Une sculpture représentant les trois anciens dirigeants vient d'être inaugurée dans la ville où s'est tenue la conférence historique il y a 70 ans, quelques mois avant la fin de la guerre. La célébration revêt un aspect particulier en plein conflit ukrainien.
Churchill, Roosevelt et Staline sont de retour à Yalta. Un monument reproduisant la célèbre photo de la rencontre organisée dans la ville russe en février 1945, entre les trois dirigeants britannique, américain et russe de l'époque, a été inauguré jeudi pour le 70e anniversaire de cette conférence ayant réuni les futurs vainqueurs de la Deuxième Guerre mondiale.
Dévoilé au son de l'hymne russe, le monument en bronze pèse dix tonnes, mesure environ six mètres de long et est haut de plus de trois mètres.
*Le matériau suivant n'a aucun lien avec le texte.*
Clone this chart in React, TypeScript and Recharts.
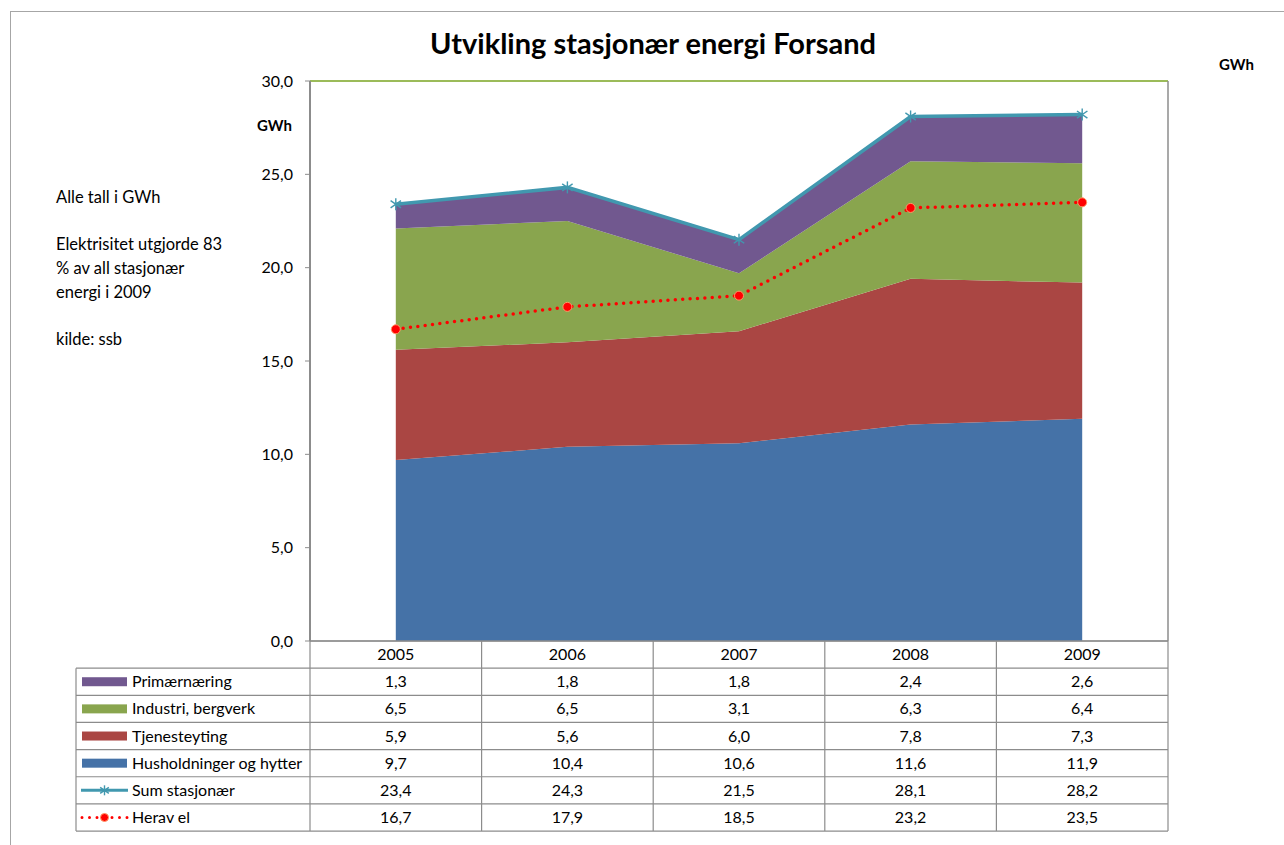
import React from 'react';
import { ComposedChart, Area, Line, XAxis, YAxis, CartesianGrid, ReferenceLine } from 'recharts';

const years = ['2005', '2006', '2007', '2008', '2009'];
const primaer = [1.3, 1.8, 1.8, 2.4, 2.6];
const industri = [6.5, 6.5, 3.1, 6.3, 6.4];
const tjeneste = [5.9, 5.6, 6.0, 7.8, 7.3];
const hushold = [9.7, 10.4, 10.6, 11.6, 11.9];
const sumStasjonaer = [23.4, 24.3, 21.5, 28.1, 28.2];
const heravEl = [16.7, 17.9, 18.5, 23.2, 23.5];
const yTicks = [0, 5, 10, 15, 20, 25, 30];

const FONT = 'Lato, "Open Sans", sans-serif';
const FS = 16;
const C_PRIM = '#71588F';
const C_IND = '#89A54E';
const C_TJE = '#AA4643';
const C_HUS = '#4572A7';
const C_SUM = '#4198AF';
const C_EL = '#FF0000';

const chartData = years.map((y, i) => ({
  year: y,
  hus: hushold[i],
  tje: tjeneste[i],
  ind: industri[i],
  prim: primaer[i],
  sum: sumStasjonaer[i],
  el: heravEl[i],
}));

const fmt = (v: number) => v.toFixed(1).replace('.', ',');

// table rows (label, values, legend key type)
const tableRows = [
  { label: 'Primærnæring', values: primaer, key: 'box', color: C_PRIM },
  { label: 'Industri, bergverk', values: industri, key: 'box', color: C_IND },
  { label: 'Tjenesteyting', values: tjeneste, key: 'box', color: C_TJE },
  { label: 'Husholdninger og hytter', values: hushold, key: 'box', color: C_HUS },
  { label: 'Sum stasjonær', values: sumStasjonaer, key: 'star', color: C_SUM },
  { label: 'Herav el', values: heravEl, key: 'dot', color: C_EL },
];

const Star = ({ cx, cy, r = 6 }: { cx: number; cy: number; r?: number }) => (
  <g stroke={C_SUM} strokeWidth={1.4}>
    <line x1={cx} y1={cy - r} x2={cx} y2={cy + r} />
    <line x1={cx - r * 0.87} y1={cy - r * 0.6} x2={cx + r * 0.87} y2={cy + r * 0.6} />
    <line x1={cx - r * 0.87} y1={cy + r * 0.6} x2={cx + r * 0.87} y2={cy - r * 0.6} />
  </g>
);

const StarDot = (props: any) => {
  const { cx, cy, index } = props;
  if (cx == null || cy == null) return null;
  return <Star key={'s' + index} cx={cx} cy={cy} />;
};

const ElDot = (props: any) => {
  const { cx, cy, index } = props;
  if (cx == null || cy == null) return null;
  return <circle key={'e' + index} cx={cx} cy={cy} r={4.5} fill={C_EL} stroke="#FF9966" strokeWidth={1} />;
};

// table geometry
const plotLeft = 310;
const plotRight = 1168;
const tableLeft = 76;
const tableTop = 641;
const rowH = 27.15;
const colW = (plotRight - plotLeft) / years.length;
const lineColor = '#8c8c8c';

const DataTable = () => {
  const bottom = tableTop + rowH * (tableRows.length + 1);
  return (
    <svg width={1284} height={845} style={{ position: 'absolute', left: 0, top: 0, pointerEvents: 'none' }}>
      {/* horizontal lines */}
      <line x1={plotLeft} x2={plotRight} y1={tableTop} y2={tableTop} stroke={lineColor} strokeWidth={1.5} />
      {tableRows.map((_, i) => (
        <line key={'h' + i} x1={tableLeft} x2={plotRight} y1={tableTop + rowH * (i + 1)} y2={tableTop + rowH * (i + 1)} stroke={lineColor} strokeWidth={1.2} />
      ))}
      <line x1={tableLeft} x2={plotRight} y1={bottom} y2={bottom} stroke={lineColor} strokeWidth={1.2} />
      {/* vertical lines */}
      <line x1={tableLeft} x2={tableLeft} y1={tableTop + rowH} y2={bottom} stroke={lineColor} strokeWidth={1.2} />
      {Array.from({ length: years.length + 1 }).map((_, i) => (
        <line key={'v' + i} x1={plotLeft + colW * i} x2={plotLeft + colW * i} y1={tableTop} y2={bottom} stroke={lineColor} strokeWidth={1.2} />
      ))}
      {/* header */}
      {years.map((y, i) => (
        <text key={'y' + i} x={plotLeft + colW * (i + 0.5)} y={tableTop + rowH / 2} dy="0.35em" textAnchor="middle" fontFamily={FONT} fontSize={FS} fill="#000">
          {y}
        </text>
      ))}
      {tableRows.map((row, r) => {
        const cy = tableTop + rowH * (r + 1.5);
        return (
          <g key={'r' + r}>
            {row.key === 'box' && <rect x={82} y={cy - 4.5} width={45} height={9} fill={row.color} />}
            {row.key === 'star' && (
              <g>
                <line x1={81} x2={128} y1={cy} y2={cy} stroke={C_SUM} strokeWidth={3} />
                <Star cx={104.5} cy={cy} r={5} />
              </g>
            )}
            {row.key === 'dot' && (
              <g>
                <line x1={82} x2={128} y1={cy} y2={cy} stroke={C_EL} strokeWidth={3} strokeDasharray="0 7.5" strokeLinecap="round" />
                <circle cx={104.5} cy={cy} r={4} fill={C_EL} stroke="#FF9966" strokeWidth={1} />
              </g>
            )}
            <text x={132} y={cy} dy="0.35em" fontFamily={FONT} fontSize={FS} fill="#000">
              {row.label}
            </text>
            {row.values.map((v, i) => (
              <text key={i} x={plotLeft + colW * (i + 0.5)} y={cy} dy="0.35em" textAnchor="middle" fontFamily={FONT} fontSize={FS} fill="#000">
                {fmt(v)}
              </text>
            ))}
          </g>
        );
      })}
    </svg>
  );
};

const noteStyle: React.CSSProperties = { position: 'absolute', left: 56, fontFamily: FONT, fontSize: 16.5, color: '#000', lineHeight: '24px', whiteSpace: 'nowrap' };

export default function App() {
  return (
    <div style={{ position: 'absolute', left: 0, top: 0, width: 1284, height: 845, overflow: 'hidden', background: '#fff' }}>
      <div style={{ position: 'absolute', left: 10, top: 11, width: 1300, height: 900, border: '1.5px solid #a6a6a6' }} />
      <div style={{ position: 'absolute', left: 0, top: 25, width: 1306, textAlign: 'center', fontFamily: FONT, fontWeight: 700, fontSize: 29, color: '#000' }}>
        Utvikling stasjonær energi Forsand
      </div>
      <ComposedChart
        width={1284}
        height={845}
        data={chartData}
        margin={{ top: 81, right: 56, bottom: 204, left: 250 }}
        style={{ position: 'absolute', left: 0, top: 0 }}
      >
        <CartesianGrid vertical={false} stroke="#8c8c8c" strokeWidth={1.2} />
        <XAxis dataKey="year" hide padding={{ left: colW / 2, right: colW / 2 }} />
        <YAxis
          yAxisId="left"
          domain={[0, 30]}
          ticks={yTicks}
          width={60}
          tickFormatter={fmt}
          tick={{ fontFamily: FONT, fontSize: FS, fill: '#000' }}
          axisLine={{ stroke: '#8c8c8c', strokeWidth: 2 }}
          tickLine={{ stroke: '#8c8c8c' }}
          tickSize={5}
          tickMargin={12}
        />
        <YAxis
          yAxisId="right"
          orientation="right"
          domain={[0, 30]}
          ticks={yTicks}
          width={60}
          tickFormatter={fmt}
          tick={{ fontFamily: FONT, fontSize: FS, fill: '#000' }}
          axisLine={{ stroke: '#8c8c8c', strokeWidth: 1.5 }}
          tickLine={{ stroke: '#8c8c8c' }}
          tickSize={5}
          tickMargin={12}
        />
        <ReferenceLine yAxisId="left" y={30} stroke="#9BBB59" strokeWidth={2} />
        <Area yAxisId="left" type="linear" dataKey="hus" stackId="a" stroke="none" fill={C_HUS} fillOpacity={1} isAnimationActive={false} />
        <Area yAxisId="left" type="linear" dataKey="tje" stackId="a" stroke="none" fill={C_TJE} fillOpacity={1} isAnimationActive={false} />
        <Area yAxisId="left" type="linear" dataKey="ind" stackId="a" stroke="none" fill={C_IND} fillOpacity={1} isAnimationActive={false} />
        <Area yAxisId="left" type="linear" dataKey="prim" stackId="a" stroke="none" fill={C_PRIM} fillOpacity={1} isAnimationActive={false} />
        <Line yAxisId="left" type="linear" dataKey="sum" stroke={C_SUM} strokeWidth={3.5} dot={<StarDot />} activeDot={false} isAnimationActive={false} />
        <Line
          yAxisId="left"
          type="linear"
          dataKey="el"
          stroke={C_EL}
          strokeWidth={3.5}
          strokeDasharray="0 7.4"
          strokeLinecap="round"
          dot={<ElDot />}
          activeDot={false}
          isAnimationActive={false}
        />
      </ComposedChart>
      <DataTable />
      <div style={{ position: 'absolute', left: 257, top: 116, fontFamily: FONT, fontWeight: 700, fontSize: 15 }}>GWh</div>
      <div style={{ position: 'absolute', left: 1219, top: 55, fontFamily: FONT, fontWeight: 700, fontSize: 15 }}>GWh</div>
      <div style={{ ...noteStyle, top: 185 }}>Alle tall i GWh</div>
      <div style={{ ...noteStyle, top: 232 }}>
        Elektrisitet utgjorde 83
        <br />% av all stasjonær
        <br />
        energi i 2009
      </div>
      <div style={{ ...noteStyle, top: 327 }}>kilde: ssb</div>
    </div>
  );
}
Il a été inauguré près du palais de Livadia, à Yalta, où s'était déroulé l'événement du 4 au 11 février 1945. Pendant cette conférence, le dirigeant soviétique Joseph Staline, le président américain Franklin Roosevelt et le premier ministre britannique Winston Churchill décidèrent du sort de l'Europe et de ses zones d'influence pour les 50 ans à venir. À noter que dans ce monument, la statue de Staline fait 3,30 mètres de haut et dépasse de dix centimètres celles de Roosevelt et de Churchill, même si les tailles des dirigeants américain et britannique étaient en réalité supérieures à celle de Staline.
Le monument, créé il y a dix ans par le sculpteur russe Zourab Tsereteli, devait être installé en 2005 en Crimée, sur les bords de la mer Noire, à l'occasion des 60 ans de la Conférence. Mais les autorités locales y avaient renoncé à la suite de nombreuses protestations, notamment de la population tatare. Tous les Tatars de Crimée ont été déportés en 1944 par Staline, sous l'accusation d'avoir collaboré avec les nazis. Ils n'ont été autorisés à revenir en Crimée qu'après la Perestroïka et sont devenus citoyens ukrainiens après l'indépendance de l'Ukraine, en 1991. Leur communauté compte aujourd'hui 300.000 habitants, soit 12% de la population de la péninsule annexée en mars 2014 par la Russie.
Contexte de «retour de Guerre froide»
Cette commémoration revêt un aspect particulier au moment où les relations entre la Russie et l'Occident sont au plus bas, en raison du conflit armé opposant les forces de Kiev aux rebelles prorusses dans l'est de l'Ukraine. Le secrétaire d'État américain John Kerry s'est rendu le même jour à Kiev afin de parler d'éventuelles livraisons d'armes américaines à l'Ukraine. Le président français François Hollande, également arrivé en Ukraine avec la chancelière allemande Angela Merkel avant un voyage à Moscou vendredi, s'est clairement positionné contre cette option.
Le président de la Douma, la chambre basse du Parlement russe, n'a pas hésité à faire référence à ces tensions diplomatiques lors de l'inauguration du monument. Pendant la conférence de Yalta, «les dirigeants des grandes puissances ont manifesté leur volonté de dialoguer et leur habileté à mener un dialogue», a affirmé Sergueï Narychkine. «Est-ce que les dirigeants politiques au XXIe siècle ont aussi besoin d'attendre une catastrophe mondiale pour se souvenir de la valeur des négociations et des possibilités offertes par la diplomatie?», a-t-il lancé, dans une allusion à la crise ukrainienne.
À la Conférence de Yalta, symbole de la fin imminente de la Seconde Guerre mondiale, avait succédé la Guerre froide, période d'affrontement entre les blocs de l'Ouest et de l'Est. Le 29 janvier, l'ancien dirigeant soviétique Mikhaïl Gorbatchev n'a pas hésité à faire référence à cette période historique. Selon lui, l'Europe est confrontée à «une nouvelle Guerre froide». «On n'entend que parler de sanctions de l'Amérique et de l'Union européenne contre la Russie. Ont-ils perdu la tête?», a interrogé le dernier dirigeant de l'ex-URSS, qui avait déjà tenu des propos du même ordre en novembre. Lors de sa conférence de presse, jeudi matin, François Hollande a au contraire insisté sur la nécessité d'une solution diplomatique en Ukraine, afin d'éviter un retour «à des périodes bien anciennes, enfin pas si anciennes que cela».